# ZIP Bibliothek für Java mit Passwort Unterstützung



## Grizzly (10. Nov 2007)

Hallo alle zusammen,

da es eigentlich keine Frage zur Programmierung an sich ist, habe ich das hier mal nicht ins "Allgemein" Forum gesteckt.

Ich bin auf der Suche nach einer ZIP Bibliothek für Java mit Passwort Unterstützung. Das Package java.util.zip unterstützt Passwörter für ZIP Archive (bzw. einzelne Dateien darin) nicht. Im Internet habe ich bisher nur Apache Commons Compress sowie JZlib gefunden. Die Apache Commons Compress unterstützt aber ebenfalls keine Passwörter. Und die JZlib Bibliothek anscheinend auch nicht (zumindest habe ich im Quellcode nichts gefunden). Hier im Forum habe ich nur Threads gefunden, welche dann externe Programme aufrufen, wie bspw. 7z.exe vom 7-Zip.
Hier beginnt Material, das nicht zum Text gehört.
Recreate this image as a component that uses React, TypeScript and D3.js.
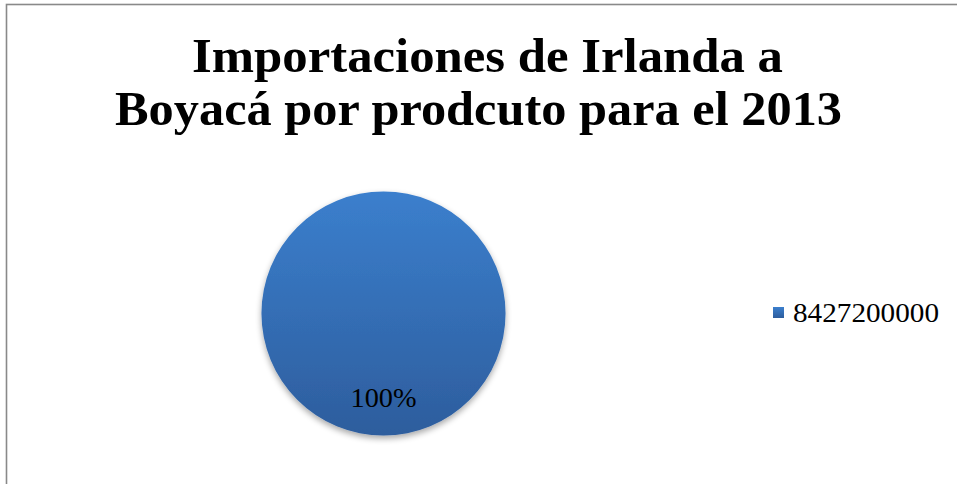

Ich würde das aber gerne ohne externe Tools gelöst bekommen.  

Vielleicht hat ja jemand von Euch schon eine entsprechende Bibliothek im Einsatz.


----------



## Wildcard (11. Nov 2007)

Es gibt auch ein 7zip-SDK.


----------



## Grizzly (11. Nov 2007)

Wildcard hat gesagt.:
			
		

> Es gibt auch ein 7zip-SDK.


Jetzt wo Du es schreibst, sehe ich es auch. War wohl zu blind.


----------



## Grizzly (11. Nov 2007)

Habe mir die SDK heruntergeladen und den Java Teil mal angeschaut. Leider behandelt dieser nur den Pack Algorithmus. Also sprich im Endeffekt sowas ähnliches wie die Stream Klassen im Package java.util.zip.  

Soweit ich das verstanden habe, ist es ja so, dass die entsprechenden Einträge im Archiv ein zusätzliches Attribut haben, was sie als verschlüsselt kennzeichnet. Und dann sind die Daten des entsprechenden Eintrags nach einem bestimmten verfahren verschlüsselt. Heist man müsste einfach mit den Klassen aus java.util.zip die Daten auslesen und dann mit dem entsprechenden Verfahren entschlüsseln. Das wirft aber die Frage auf, welches Algorithmus da verwendet wird. Immerhin bietet einem Java mit den Packages java.security und javax.crypto schon einige Hilfsmittel zum Ver- und Entschlüsseln an (u.a. RSA und DES).


----------